On Tue, May 5, 2020 at 5:54 PM Alexei Starovoitov <ast@xxxxxx> wrote:
>
> On 5/5/20 5:14 PM, Yonghong Song wrote:
> >
> >
> > On 5/5/20 2:30 PM, Andrii Nakryiko wrote:
> >> On Sun, May 3, 2020 at 11:26 PM Yonghong Song <yhs@xxxxxx> wrote:
> >>>
> >>> Given a bpf program, the step to create an anonymous bpf iterator is:
> >>>    - create a bpf_iter_link, which combines bpf program and the target.
> >>>      In the future, there could be more information recorded in the
> >>> link.
> >>>      A link_fd will be returned to the user space.
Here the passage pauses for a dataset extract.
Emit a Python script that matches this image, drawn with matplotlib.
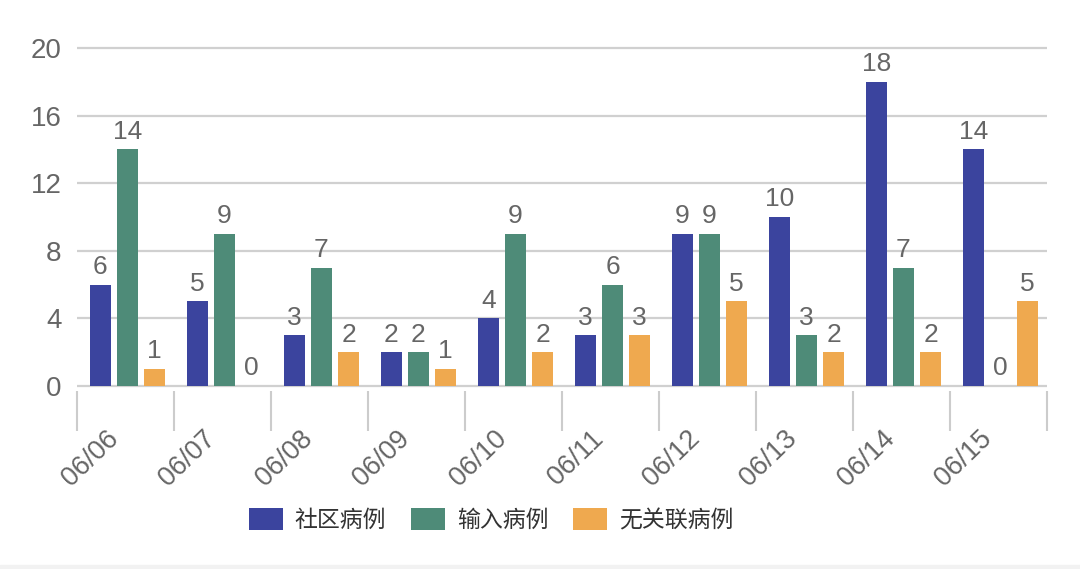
import matplotlib
matplotlib.use('Agg')
import matplotlib.pyplot as plt
import numpy as np
from matplotlib.transforms import ScaledTranslation
from matplotlib.patches import Rectangle

plt.rcParams['font.family'] = ['Liberation Sans', 'Noto Sans CJK SC', 'DejaVu Sans']

dates = ['06/06', '06/07', '06/08', '06/09', '06/10', '06/11', '06/12', '06/13', '06/14', '06/15']
community = [6, 5, 3, 2, 4, 3, 9, 10, 18, 14]
imported = [14, 9, 7, 2, 9, 6, 9, 3, 7, 0]
unlinked = [1, 0, 2, 1, 2, 3, 5, 2, 2, 5]
series_names = ['社区病例', '输入病例', '无关联病例']
colors = ['#3b449e', '#4e8b78', '#efa94f']
gray = '#666666'

fig = plt.figure(figsize=(10.8, 5.69), dpi=100)
ax = fig.add_axes([77 / 1080, 1 - 391 / 569, 970 / 1080, 348 / 569])

x = np.arange(len(dates))
width = 0.215
offsets = [-0.26, 0.02, 0.3]
for vals, off, c, name in zip([community, imported, unlinked], offsets, colors, series_names):
    bars = ax.bar(x + off, vals, width=width, color=c, label=name, zorder=3)
    for b, v in zip(bars, vals):
        ax.annotate(str(v), (b.get_x() + b.get_width() / 2, v), xytext=(0, 4),
                    textcoords='offset points', ha='center', va='bottom',
                    fontsize=19, color=gray)

ax.set_xlim(-0.5, 9.5)
ax.set_ylim(-0.3, 20.3)
ax.set_yticks([0, 4, 8, 12, 16, 20])
ax.yaxis.grid(True, color='#d0d0d0', linewidth=1.6, zorder=0)
ax.set_axisbelow(True)
for s in ax.spines.values():
    s.set_visible(False)
ax.tick_params(axis='y', length=0, pad=11, labelsize=20, labelcolor=gray)

ax.set_xticks(x)
ax.set_xticklabels(dates, rotation=44, ha='right', va='top', rotation_mode='anchor')
ax.set_xticks(np.arange(-0.5, 10, 1), minor=True)
ax.tick_params(axis='x', which='major', length=0, pad=25, labelsize=19.5, labelcolor=gray)
ax.tick_params(axis='x', which='minor', length=29, width=1.5, color='#cccccc', direction='out')
for lab in ax.get_xticklabels():
    lab.set_transform(lab.get_transform() + ScaledTranslation(-20 / 100, 0, fig.dpi_scale_trans))

fig.legend(loc='center', bbox_to_anchor=(491 / 1080, 1 - 520 / 569), ncol=3, frameon=False,
           fontsize=16.5, handlelength=1.48, handleheight=1.13, handletextpad=0.52,
           columnspacing=1.09, labelcolor='#333333')

fig.patches.append(Rectangle((0, 0), 1, 4 / 569, transform=fig.transFigure,
                             color='#f2f2f2', zorder=0))

fig.savefig('out.png', dpi=100)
> >>>    - create an anonymous bpf iterator with the given link_fd.
> >>>
> >>> The bpf_iter_link can be pinned to bpffs mount file system to
> >>> create a file based bpf iterator as well.
> >>>
> >>> The benefit to use of bpf_iter_link:
> >>>    - using bpf link simplifies design and implementation as bpf link
> >>>      is used for other tracing bpf programs.
> >>>    - for file based bpf iterator, bpf_iter_link provides a standard
> >>>      way to replace underlying bpf programs.
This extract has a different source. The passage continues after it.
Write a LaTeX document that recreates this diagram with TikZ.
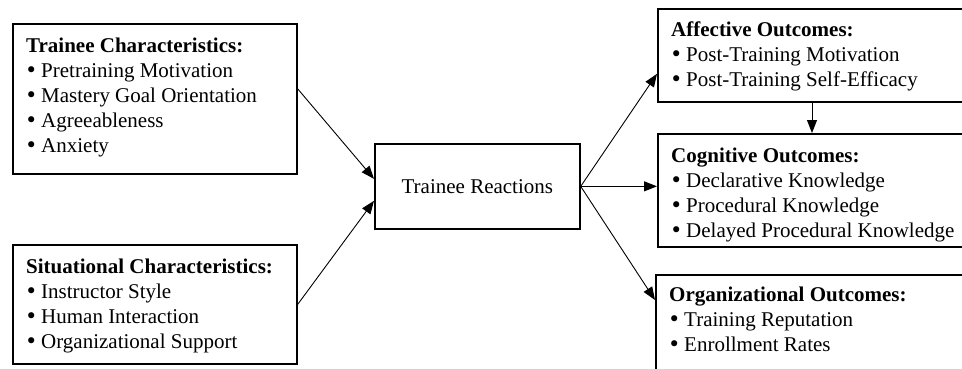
\documentclass[tikz,border=0pt]{standalone}
\usepackage{fontspec}
\setmainfont{Liberation Serif}
\newfontfamily\bulfont{DejaVu Sans}
\usetikzlibrary{arrows.meta,calc}
\newcommand\bul{\makebox[15pt][l]{\hspace*{-1pt}{\bulfont •}}}
\begin{document}
\begin{tikzpicture}[x=1pt,y=-1pt,
  box/.style={draw=black, line width=1.7pt, rectangle, inner sep=0pt, anchor=north west},
  txt/.style={anchor=north west, inner sep=0pt, align=left, font=\fontsize{21}{25}\selectfont},
  arr/.style={line width=0.9pt, -{Triangle[length=13pt,width=10pt]}}]
\useasboundingbox (0,0) rectangle (962,368);
\clip (0,0) rectangle (962,368);
% left boxes
\node[box, minimum width=284pt, minimum height=150pt] (tc) at (12,23) {};
\node[txt] (tct) at ($(tc.north west)+(14,14)$) {\rule{0pt}{15pt}\textbf{Trainee Characteristics:}\\ \bul Pretraining Motivation\\ \bul Mastery Goal Orientation\\ \bul Agreeableness\\ \bul Anxiety};
\node[box, minimum width=284pt, minimum height=119pt] (sc) at (12,244) {};
\node[txt] (sct) at ($(sc.north west)+(14,14)$) {\rule{0pt}{15pt}\textbf{Situational Characteristics:}\\ \bul Instructor Style\\ \bul Human Interaction\\ \bul Organizational Support};
% center
\node[box, minimum width=205pt, minimum height=85pt, font=\fontsize{21}{25}\selectfont] (tr) at (374,143) {Trainee Reactions};
% right boxes
\node[box, minimum width=311pt, minimum height=93pt] (af) at (657,8) {};
\node[txt] (aft) at ($(af.north west)+(14,13)$) {\rule{0pt}{15pt}\textbf{Affective Outcomes:}\\ \bul Post-Training Motivation\\ \bul Post-Training Self-Efficacy};
\node[box, minimum width=311pt, minimum height=113pt] (co) at (657,133) {};
\node[txt] (cot) at ($(co.north west)+(14,14)$) {\rule{0pt}{15pt}\textbf{Cognitive Outcomes:}\\ \bul Declarative Knowledge\\ \bul Procedural Knowledge\\ \bul Delayed Procedural Knowledge};
\node[box, minimum width=313pt, minimum height=100pt] (og) at (655,274) {};
\node[txt] (ogt) at ($(og.north west)+(14,12)$) {\rule{0pt}{15pt}\textbf{Organizational Outcomes:}\\ \bul Training Reputation\\ \bul Enrollment Rates};
% arrows
\draw[arr] ([yshift=10pt]tc.east) -- ([yshift=7.5pt]tr.west);
\draw[arr] (sc.east) -- ([yshift=-14.5pt]tr.west);
\draw[arr] (tr.east) -- ([yshift=-18.5pt]af.west);
\draw[arr] (tr.east) -- (tr.east -| co.west);
\draw[arr] (tr.east) -- ([yshift=-26pt]og.north west);
\draw[arr] ([xshift=155pt]af.south west) -- ([xshift=155pt]af.south west |- co.north);
\end{tikzpicture}
\end{document}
> >>>    - for both anonymous and free based iterators, bpf link query
> >>>      capability can be leveraged.
> >>>
> >>> The patch added support of tracing/iter programs for BPF_LINK_CREATE.
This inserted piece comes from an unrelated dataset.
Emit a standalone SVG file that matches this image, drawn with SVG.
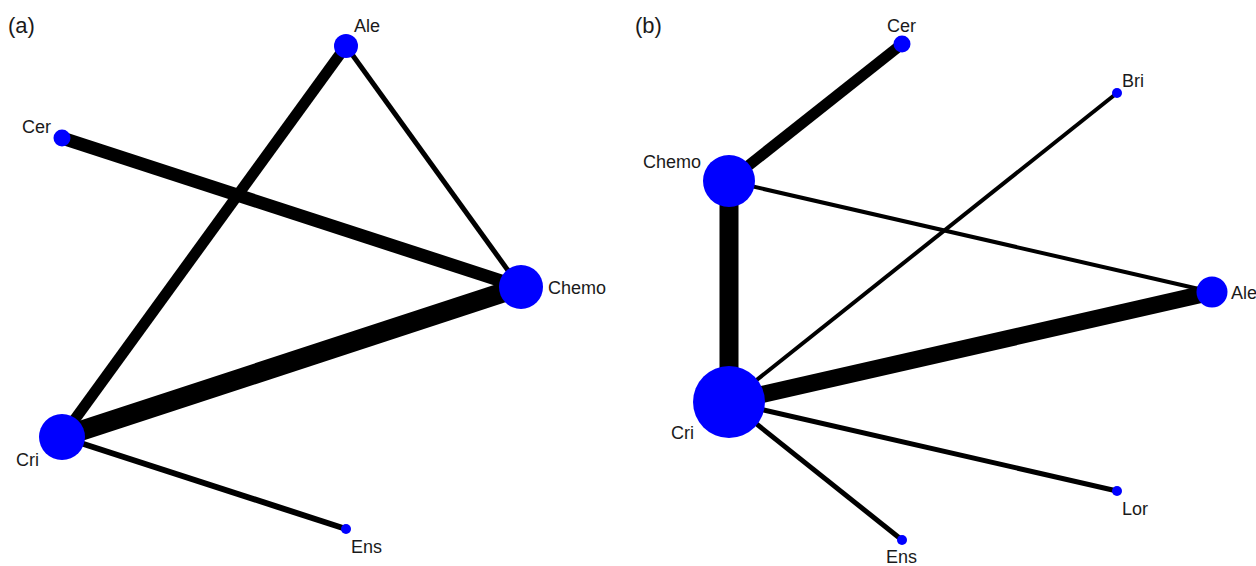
<svg xmlns="http://www.w3.org/2000/svg" width="1256" height="566" viewBox="0 0 1256 566">
  <style>
    .edge { stroke: #000; fill: none; stroke-linecap: butt; }
    .node circle { fill: #0000ff; }
    text { font-family: "Liberation Sans", Arial, sans-serif; font-size: 18px; fill: #1a1a1a; }
    .panel { font-size: 22px; }
  </style>
  <rect width="1256" height="566" fill="#fff"/>

  <!-- Panel (a) -->
  <text class="panel" x="8" y="33">(a)</text>
  <g id="edges-a">
    <line class="edge" x1="62" y1="437" x2="346" y2="46" stroke-width="11"/>
    <line class="edge" x1="346" y1="46" x2="520" y2="287" stroke-width="5"/>
    <line class="edge" x1="62" y1="138" x2="520" y2="287" stroke-width="13"/>
    <line class="edge" x1="62" y1="437" x2="520" y2="287" stroke-width="20"/>
    <line class="edge" x1="62" y1="437" x2="346" y2="529" stroke-width="6"/>
  </g>
  <g id="a-ale" class="node"><circle cx="346" cy="46" r="12"/><text x="354" y="32">Ale</text></g>
  <g id="a-cer" class="node"><circle cx="62" cy="138" r="8.5"/><text x="22" y="133">Cer</text></g>
  <g id="a-chemo" class="node"><circle cx="521" cy="287" r="22"/><text x="548" y="294">Chemo</text></g>
  <g id="a-cri" class="node"><circle cx="62" cy="437" r="23"/><text x="16" y="466">Cri</text></g>
  <g id="a-ens" class="node"><circle cx="346" cy="529" r="5"/><text x="351" y="553">Ens</text></g>

  <!-- Panel (b) -->
  <text class="panel" x="635" y="33">(b)</text>
  <g id="edges-b">
    <line class="edge" x1="729" y1="181" x2="902" y2="44" stroke-width="11"/>
    <line class="edge" x1="729" y1="181" x2="729" y2="402" stroke-width="19"/>
    <line class="edge" x1="729" y1="181" x2="1212" y2="292" stroke-width="4"/>
    <line class="edge" x1="729" y1="402" x2="1117" y2="93" stroke-width="4"/>
    <line class="edge" x1="729" y1="402" x2="1212" y2="292" stroke-width="17"/>
    <line class="edge" x1="729" y1="402" x2="1117" y2="491" stroke-width="5"/>
    <line class="edge" x1="729" y1="402" x2="902" y2="540" stroke-width="5"/>
  </g>
  <g id="b-cer" class="node"><circle cx="902" cy="44" r="8.5"/><text x="887" y="32">Cer</text></g>
  <g id="b-bri" class="node"><circle cx="1117" cy="93" r="5"/><text x="1122" y="87">Bri</text></g>
  <g id="b-chemo" class="node"><circle cx="729" cy="181" r="26"/><text x="643" y="168">Chemo</text></g>
  <g id="b-ale" class="node"><circle cx="1212" cy="292" r="15.5"/><text x="1231" y="299">Ale</text></g>
  <g id="b-cri" class="node"><circle cx="729" cy="402" r="36"/><text x="671" y="439">Cri</text></g>
  <g id="b-lor" class="node"><circle cx="1117" cy="491" r="5"/><text x="1122" y="515">Lor</text></g>
  <g id="b-ens" class="node"><circle cx="902" cy="540" r="5"/><text x="886" y="563">Ens</text></g>
</svg>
> >>> A new link type BPF_LINK_TYPE_ITER is added to facilitate link
> >>> querying. Currently, only prog_id is needed, so there is no
> >>> additional in-kernel show_fdinfo() and fill_link_info() hook
> >>> is needed for BPF_LINK_TYPE_ITER link.
> >>>
> >>> Signed-off-by: Yonghong Song <yhs@xxxxxx>
> >>> ---
> >>
> >> LGTM. See small nit about __GFP_NOWARN.
> >>
> >> Acked-by: Andrii Nakryiko <andriin@xxxxxx>
> >>
> >>
> >>>   include/linux/bpf.h            |  1 +
> >>>   include/linux/bpf_types.h      |  1 +
> >>>   include/uapi/linux/bpf.h       |  1 +
> >>>   kernel/bpf/bpf_iter.c          | 62 ++++++++++++++++++++++++++++++++++
> >>>   kernel/bpf/syscall.c           | 14 ++++++++
> >>>   tools/include/uapi/linux/bpf.h |  1 +
> >>>   6 files changed, 80 insertions(+)
> >>>
> >>
> >> [...]
> >>
> >>> +int bpf_iter_link_attach(const union bpf_attr *attr, struct bpf_prog
> >>> *prog)
> >>> +{
> >>> +       struct bpf_link_primer link_primer;
> >>> +       struct bpf_iter_target_info *tinfo;
> >>> +       struct bpf_iter_link *link;
> >>> +       bool existed = false;
> >>> +       u32 prog_btf_id;
> >>> +       int err;
> >>> +
> >>> +       if (attr->link_create.target_fd || attr->link_create.flags)
> >>> +               return -EINVAL;
> >>> +
> >>> +       prog_btf_id = prog->aux->attach_btf_id;
> >>> +       mutex_lock(&targets_mutex);
> >>> +       list_for_each_entry(tinfo, &targets, list) {
> >>> +               if (tinfo->btf_id == prog_btf_id) {
> >>> +                       existed = true;
> >>> +                       break;
> >>> +               }
> >>> +       }
> >>> +       mutex_unlock(&targets_mutex);
> >>> +       if (!existed)
> >>> +               return -ENOENT;
> >>> +
> >>> +       link = kzalloc(sizeof(*link), GFP_USER | __GFP_NOWARN);
> >>
> >> nit: all existing link implementation don't specify __GFP_NOWARN,
> >> wonder if bpf_iter_link should be special?
> >
> > Nothing special. Just feel __GFP_NOWARN is the right thing to do to
> > avoid pollute dmesg since -ENOMEM is returned to user space. But in
> > reality, unlike some key/value allocation where the size could be huge
> > and __GFP_NOWARN might be more useful, here, sizeof(*link) is fixed
> > and small, __GFP_NOWARN probably not that useful.
> >
> > Will drop it.
>
> actually all existing user space driven allocation have nowarn.

Can you define "user space driven"? I understand why for map, map key,
map value, program we want to do that, because it's way too easy for
user-space to specify huge sizes and allocation is proportional to
that size. But in this case links are fixed-sized objects, same as
struct file and struct inode. From BPF world, for instance, there is
struct bpf_prog_list, which is created when user is attaching BPF
program to cgroup, so it is user-space driven in similar sense. Yet we
allocate it without __GFP_NOWARN.

> If we missed it in other link allocs we should probably add it.

Before bpf_link was formalized, raw_tracepoint_open was creating
struct bpf_raw_tracepoint, without NOWARN.